Tom Lehmann: In Lehmann's Terms

In Lehmann’s Terms: How to Keep Your Dough Balls in Tip-Top Shape

We sometimes find our dough balls have lost their shape and grown together in the dough box. Why does this happen?

We often don’t fully appreciate the effect of temperature on yeast-leavened dough systems. Temperature truly drives fermentation. In your case, I assume great care was taken to control all other aspects of dough mixing and dough management, so there must be another problem. And that problem is temperature. In addition to measuring the temperature of our water, we should also measure the temperature of the finished (mixed) dough. After all, why are we measuring the water temperature? To make sure we achieve the desired finished dough temperature. Thus, we also need to verify that we are consistently achieving that finished dough temperature.

Variations in the actual bowl temperature can be caused by exposure to heat in the room or by the mixing of multiple doughs back-to-back. Both can and will impact the finished dough temperature. This problem often can be traced back to a period when high sales were anticipated and multiple doughs were mixed back-to-back while always using the same dough water temperature. The result: The finished dough temperature kept creeping up higher and higher with each new dough.

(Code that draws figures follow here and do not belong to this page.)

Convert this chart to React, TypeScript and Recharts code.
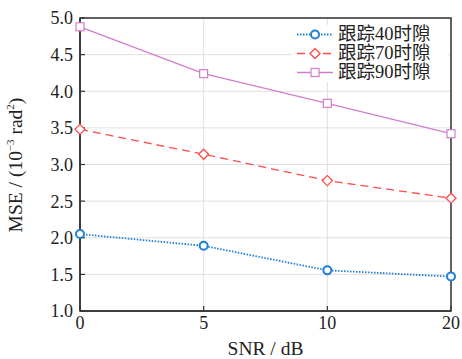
import React from 'react';
import { LineChart, Line, XAxis, YAxis, CartesianGrid, ReferenceArea } from 'recharts';

const snrLabels = ['0', '5', '10', '20'];
const track40 = [2.05, 1.89, 1.555, 1.47];
const track70 = [3.48, 3.14, 2.78, 2.54];
const track90 = [4.88, 4.24, 3.835, 3.42];
const yTicks = [1.0, 1.5, 2.0, 2.5, 3.0, 3.5, 4.0, 4.5, 5.0];
const seriesNames = ['跟踪40时隙', '跟踪70时隙', '跟踪90时隙'];

const data = snrLabels.map((s, i) => ({ snr: s, t40: track40[i], t70: track70[i], t90: track90[i] }));

const BLUE = '#1f7fd6';
const RED = '#ff4b4b';
const PURPLE = '#d27ccc';
const FONT = "'Liberation Serif', 'Times New Roman', 'Noto Sans CJK SC', serif";

const Circle = (p: any) => (
  <circle key={p.index} cx={p.cx} cy={p.cy} r={4} fill="#fff" stroke={BLUE} strokeWidth={2} />
);
const Diamond = (p: any) => (
  <polygon
    key={p.index}
    points={`${p.cx},${p.cy - 5} ${p.cx + 5},${p.cy} ${p.cx},${p.cy + 5} ${p.cx - 5},${p.cy}`}
    fill="#fff"
    stroke={RED}
    strokeWidth={1.3}
  />
);
const Square = (p: any) => (
  <rect key={p.index} x={p.cx - 4} y={p.cy - 4} width={8} height={8} fill="#fff" stroke={PURPLE} strokeWidth={1.2} />
);

const legendItems = [
  { name: seriesNames[0], color: BLUE, dash: '1.5 1.5', width: 1.8, marker: 'circle' },
  { name: seriesNames[1], color: RED, dash: '8 5', width: 1.3, marker: 'diamond' },
  { name: seriesNames[2], color: PURPLE, dash: undefined, width: 1.3, marker: 'square' },
];

const LegendIcon = ({ item }: any) => (
  <svg width={40} height={19} style={{ display: 'block' }}>
    <line x1={2} y1={9.5} x2={38} y2={9.5} stroke={item.color} strokeWidth={item.width} strokeDasharray={item.dash} />
    {item.marker === 'circle' && <circle cx={20} cy={9.5} r={4} fill="#fff" stroke={item.color} strokeWidth={2} />}
    {item.marker === 'diamond' && (
      <polygon points="20,4.5 25,9.5 20,14.5 15,9.5" fill="#fff" stroke={item.color} strokeWidth={1.3} />
    )}
    {item.marker === 'square' && <rect x={16} y={5.5} width={8} height={8} fill="#fff" stroke={item.color} strokeWidth={1.2} />}
  </svg>
);

const YLabel = () => (
  <text
    x={22}
    y={165}
    transform="rotate(-90 22 165)"
    textAnchor="middle"
    fontFamily={FONT}
    fontSize={19.5}
    fill="#222"
  >
    <tspan>MSE / (10</tspan>
    <tspan dy={-8} fontSize={11}>−3</tspan>
    <tspan dy={8}> rad</tspan>
    <tspan dy={-8} fontSize={11}>2</tspan>
    <tspan dy={8}>)</tspan>
  </text>
);

export default function App() {
  return (
    <div style={{ position: 'absolute', left: 0, top: 0, width: 462, height: 359, background: '#fff' }}>
      <LineChart width={462} height={359} data={data} margin={{ top: 18, right: 11, bottom: 0, left: 0 }}>
        <CartesianGrid stroke="#e0e0e0" strokeWidth={1} />
        <XAxis
          dataKey="snr"
          height={48}
          tickSize={-5}
          tickMargin={10}
          tick={{ fontFamily: FONT, fontSize: 18, fill: '#222' }}
          axisLine={{ stroke: '#333', strokeWidth: 1.5 }}
          tickLine={{ stroke: '#333', strokeWidth: 1.2 }}
          interval={0}
          label={{ value: 'SNR / dB', position: 'insideBottom', offset: 4, fontFamily: FONT, fontSize: 19.5, fill: '#222' }}
        />
        <YAxis
          type="number"
          domain={[1, 5]}
          ticks={yTicks}
          width={80}
          tickSize={-5}
          tickMargin={12}
          tickFormatter={(v: number) => v.toFixed(1)}
          tick={{ fontFamily: FONT, fontSize: 18, fill: '#222' }}
          axisLine={{ stroke: '#333', strokeWidth: 1.5 }}
          tickLine={{ stroke: '#333', strokeWidth: 1.2 }}
          interval={0}
          label={{ content: () => <YLabel /> }}
        />
        <ReferenceArea x1="0" x2="20" y1={1} y2={5} fill="none" stroke="#333" strokeWidth={1.5} ifOverflow="visible" />
        <Line dataKey="t40" name={seriesNames[0]} stroke={BLUE} strokeWidth={1.8} strokeDasharray="1.5 1.5" dot={Circle} isAnimationActive={false} />
        <Line dataKey="t70" name={seriesNames[1]} stroke={RED} strokeWidth={1.3} strokeDasharray="8 5" dot={Diamond} isAnimationActive={false} />
        <Line dataKey="t90" name={seriesNames[2]} stroke={PURPLE} strokeWidth={1.3} dot={Square} isAnimationActive={false} />
      </LineChart>
      <div
        style={{
          position: 'absolute',
          left: 292,
          top: 25,
          width: 156,
          background: '#fff',
          fontFamily: FONT,
          fontSize: 18.5,
          color: '#222',
          lineHeight: '19px',
        }}
      >
        {legendItems.map((it) => (
          <div key={it.name} style={{ display: 'flex', alignItems: 'center', height: 19, paddingLeft: 3 }}>
            <LegendIcon item={it} />
            <span
              style={{
                marginLeft: 3,
                whiteSpace: 'nowrap',
                display: 'inline-block',
                height: 19,
                lineHeight: '19px',
                overflow: 'visible',
              }}
            >
              {it.name}
            </span>
          </div>
        ))}
      </div>
    </div>
  );
}
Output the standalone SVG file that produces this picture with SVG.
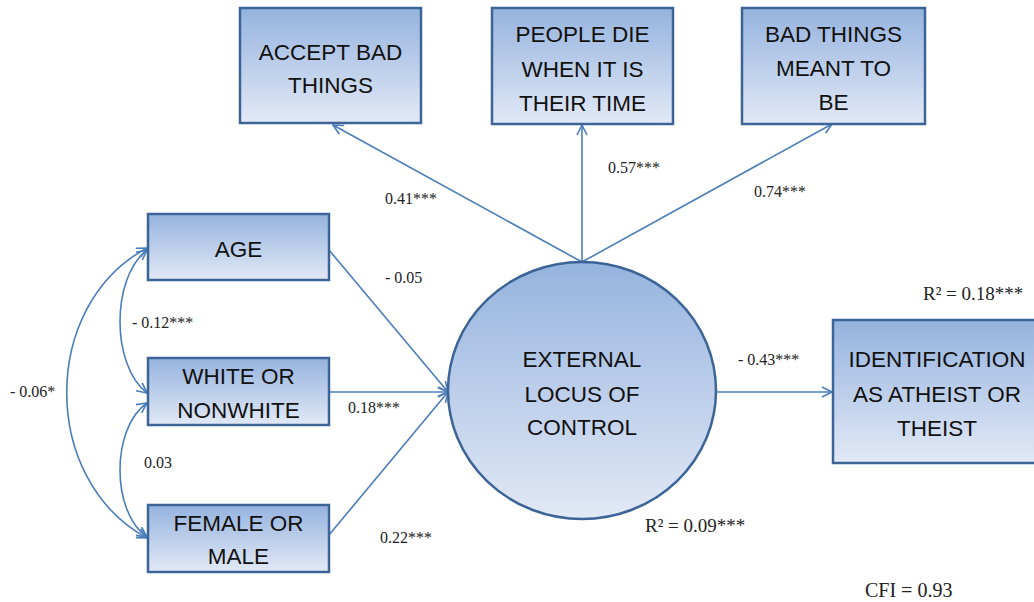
<svg xmlns="http://www.w3.org/2000/svg" width="1034" height="602" viewBox="0 0 1034 602">
<style>
.box{stroke:#3D6497;stroke-width:2.5;fill:url(#g)}
.node text{font-family:"Liberation Sans",Arial,sans-serif;font-size:22.5px;fill:#111;text-anchor:middle}
.c{fill:none;stroke:#4A7EBB;stroke-width:1.6}
.lbl{font-family:"Liberation Serif","Times New Roman",serif;font-size:16px;fill:#222}
.big{font-size:19px}
</style>
<defs>
<linearGradient id="g" x1="0" y1="0" x2="0" y2="1">
<stop offset="0" stop-color="#95B3DE"/>
<stop offset="1" stop-color="#E2E9F6"/>
</linearGradient>
<marker id="a" viewBox="0 0 12 12" refX="11" refY="6" markerWidth="12" markerHeight="12" markerUnits="userSpaceOnUse" orient="auto-start-reverse">
<path d="M1,1 L11,6 L1,11" fill="none" stroke="#4A7EBB" stroke-width="1.6"/>
</marker>
</defs>
<rect width="1034" height="602" fill="#fff"/>
<g id="connectors">
<line class="c" x1="582" y1="262" x2="333" y2="125" marker-end="url(#a)"/>
<line class="c" x1="582" y1="262" x2="582" y2="125" marker-end="url(#a)"/>
<line class="c" x1="582" y1="262" x2="832" y2="124" marker-end="url(#a)"/>
<line class="c" x1="329" y1="250" x2="448" y2="392" marker-end="url(#a)"/>
<line class="c" x1="329" y1="392" x2="448" y2="392" marker-end="url(#a)"/>
<line class="c" x1="329" y1="535" x2="448" y2="392" marker-end="url(#a)"/>
<line class="c" x1="716" y1="392" x2="832" y2="392" marker-end="url(#a)"/>
<path class="c" d="M147,250 C111,278 111,365 147,393" marker-start="url(#a)" marker-end="url(#a)"/>
<path class="c" d="M147,403 C111,428 111,512 147,537" marker-start="url(#a)" marker-end="url(#a)"/>
<path class="c" d="M147,248 C40,305 40,480 147,538" marker-start="url(#a)" marker-end="url(#a)"/>
</g>
<g id="accept" class="node">
<rect class="box" x="240" y="8" width="181" height="115"/>
<text x="330.5" y="60">ACCEPT BAD</text>
<text x="330.5" y="93">THINGS</text>
</g>
<g id="people" class="node">
<rect class="box" x="492" y="8" width="181" height="116"/>
<text x="582.5" y="42">PEOPLE DIE</text>
<text x="582.5" y="76.5">WHEN IT IS</text>
<text x="582.5" y="111">THEIR TIME</text>
</g>
<g id="meant" class="node">
<rect class="box" x="742" y="8" width="183" height="116"/>
<text x="833.5" y="42">BAD THINGS</text>
<text x="833.5" y="76">MEANT TO</text>
<text x="833.5" y="110">BE</text>
</g>
<g id="age" class="node">
<rect class="box" x="148" y="214" width="181" height="66"/>
<text x="238.5" y="257">AGE</text>
</g>
<g id="white" class="node">
<rect class="box" x="148" y="358" width="181" height="67"/>
<text x="238.5" y="384">WHITE OR</text>
<text x="238.5" y="418">NONWHITE</text>
</g>
<g id="female" class="node">
<rect class="box" x="148" y="505" width="181" height="67"/>
<text x="238.5" y="531">FEMALE OR</text>
<text x="238.5" y="564">MALE</text>
</g>
<g id="locus" class="node">
<ellipse class="box" cx="582" cy="390.5" rx="134" ry="128.5"/>
<text x="582" y="367">EXTERNAL</text>
<text x="582" y="402">LOCUS OF</text>
<text x="582" y="435">CONTROL</text>
</g>
<g id="ident" class="node">
<rect class="box" x="833" y="320" width="208" height="143"/>
<text x="937" y="367">IDENTIFICATION</text>
<text x="937" y="402">AS ATHEIST OR</text>
<text x="937" y="436">THEIST</text>
</g>
<g id="labels">
<text class="lbl" x="385" y="204">0.41***</text>
<text class="lbl" x="608" y="173">0.57***</text>
<text class="lbl" x="754" y="197">0.74***</text>
<text class="lbl" x="385" y="283">- 0.05</text>
<text class="lbl" x="132" y="328">- 0.12***</text>
<text class="lbl" x="10" y="397">- 0.06*</text>
<text class="lbl" x="348" y="413">0.18***</text>
<text class="lbl" x="144" y="468">0.03</text>
<text class="lbl" x="380" y="543">0.22***</text>
<text class="lbl" x="738" y="365">- 0.43***</text>
<text class="lbl big" x="923" y="300">R² = 0.18***</text>
<text class="lbl big" x="645" y="532">R² = 0.09***</text>
<text class="lbl big" x="865" y="597" style="font-size:20px">CFI = 0.93</text>
</g>
</svg>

The warmer doughs ended up fermenting faster, which causes the dough balls to grow together.

Another often-overlooked issue is the temperature of the dough balls at the time that the boxes of dough are down-stacked and sealed for the bulk of the cold-fermentation period. While many operators leave their dough boxes cross-stacked for a fixed period of time before down-stacking, they forget that dough balls of different weights will need to be cross-stacked for different lengths of time. Specifically, the heavier the dough ball, the longer it will need to be cross-stacked.

How do you know when your dough boxes have been cross-stacked for a sufficient amount of time? If you’re thinking it comes down to temperature, you’re thinking right. Using a stem-type thermometer, insert it into a dough ball and measure its temperature. If you plan to hold the dough balls in the cooler for no longer than 24 to 36 hours, 55°F is a good temperature to aim for. However, if you plan to hold them for 48 hours or more, it’s best to target a temperature of 50°F before down-stacking the boxes. These temperatures apply whether you are using a walk-in or a reach-in cooler.  

Tom Lehmann was the longtime director of bakery assistance for the American Institute of Baking and is now a pizza industry consultant.